Power enterprises refusing to buy power produced by renewable energy generators will be fined up to an amount double that of the economic loss of the renewable energy company, it says. Renewable energy includes non-fossil fuels such as wind energy and solar power, hydropower, biomass, geothermal and ocean energy.
Still, two-thirds of China’s energy supply is fueled by coal, and the country has become one of the largest greenhouse gas emitters. The law, which took effect in January 2006, was aimed at "optimizing the country’s energy structure and safeguarding energy security." It covered subsidies, pricing management and supervision measures.
"The legislation on improving the consumption of clean energy contributes to the global fight on climate change," said Wang Zhongying, director of the renewable energy development center of the Energy Research Institute under the National Development and Reform Commission.
A national plan on renewable energy development issued in 2007 set a target to increase renewable resources to supply 15 percent of its total energy consumption by 2020, in a bid to reduce greenhouse gas emissions and promote sustainable economic growth.
Statistics show renewable resources supplied 9 percent of China’s total energy consumption last year, an equivalent of reducing 600 million tonnes of carbon dioxide.
Last month, the State Council announced that China was going to reduce the intensity of carbon dioxide emissions per unit of GDP in 2020 by 40 to 45 percent compared with the level of 2005. Wang said, to achieve the emission reduction target, it was vital to realize the renewable energy consumption goal. "The law amendment strengthens the confidence of achieving the target," he said.
Signaling an official effort to shore up clean energy development and fight climate change, the law requires the government to set up a special fund to renewable energy scientific research, finance rural clean energy projects, build independent power systems in remote areas and islands, and build information networks to exploit renewable energy.
The fund will be managed by finance, energy and pricing sectors of the State Council. Official statistics show that in 2008, China used more hydro and solar power than any other country and its use of wind power ranked fourth.
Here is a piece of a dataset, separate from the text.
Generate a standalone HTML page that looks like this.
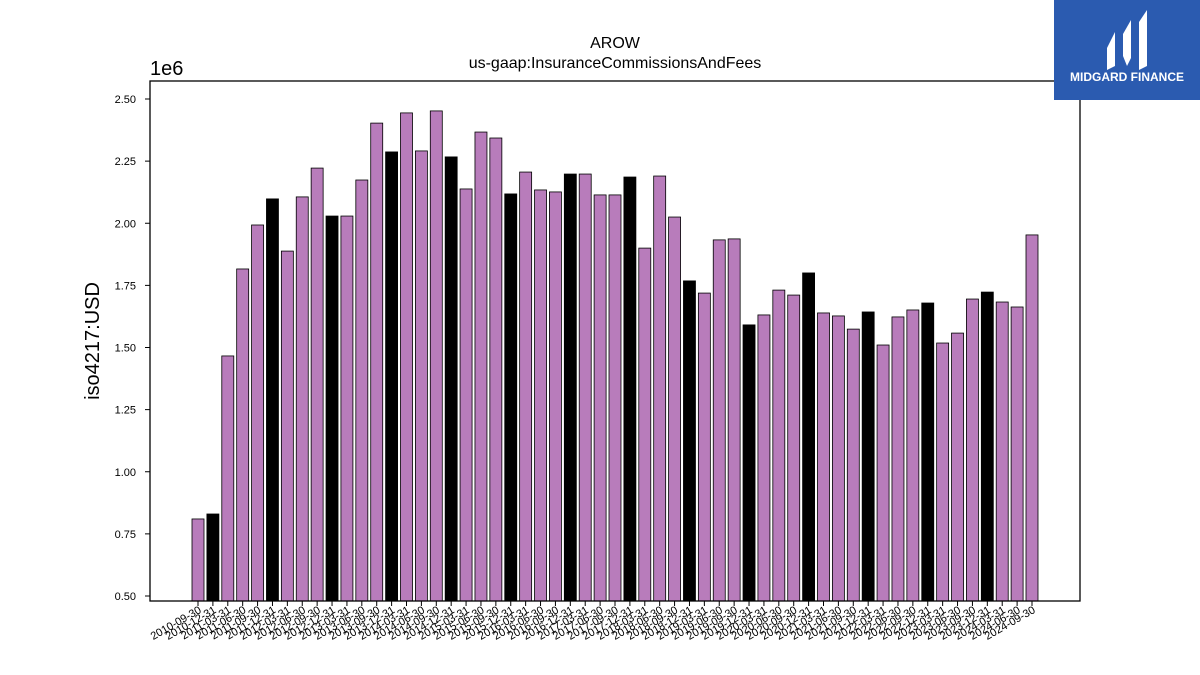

However, industry experts estimated that one third of the country’s wind energy generated electricity could not be well transmitted to the grid.
Therefore, the amendment requires grid companies to "improve transmitting technologies and enhance grid capability to absorb more power produced by renewable energy generators."
"Renewable energy power in the country’s resource-rich, underdeveloped northwestern region must be sent to the resource-scarce, prosperous coastal area," Wang said, giving examples that Gansu and Inner Mongolia could not consume all the wind-generated electricity produced by themselves.
However, Wang said the relative independence between grids in the country made the simultaneous transmission difficult. Xiao Liye, director of the Institute of Electrical Engineering of the Chinese Academy of Sciences, suggested the use of "smart grids" as a solution.
The safe, efficient and reliable "smart grids" included an intelligent monitoring system that could integrate alternative sources of electricity, such as solar and wind, on a large scale, the grid expert said. He said "smart grids" and renewable energy should be developed together like "twin brothers."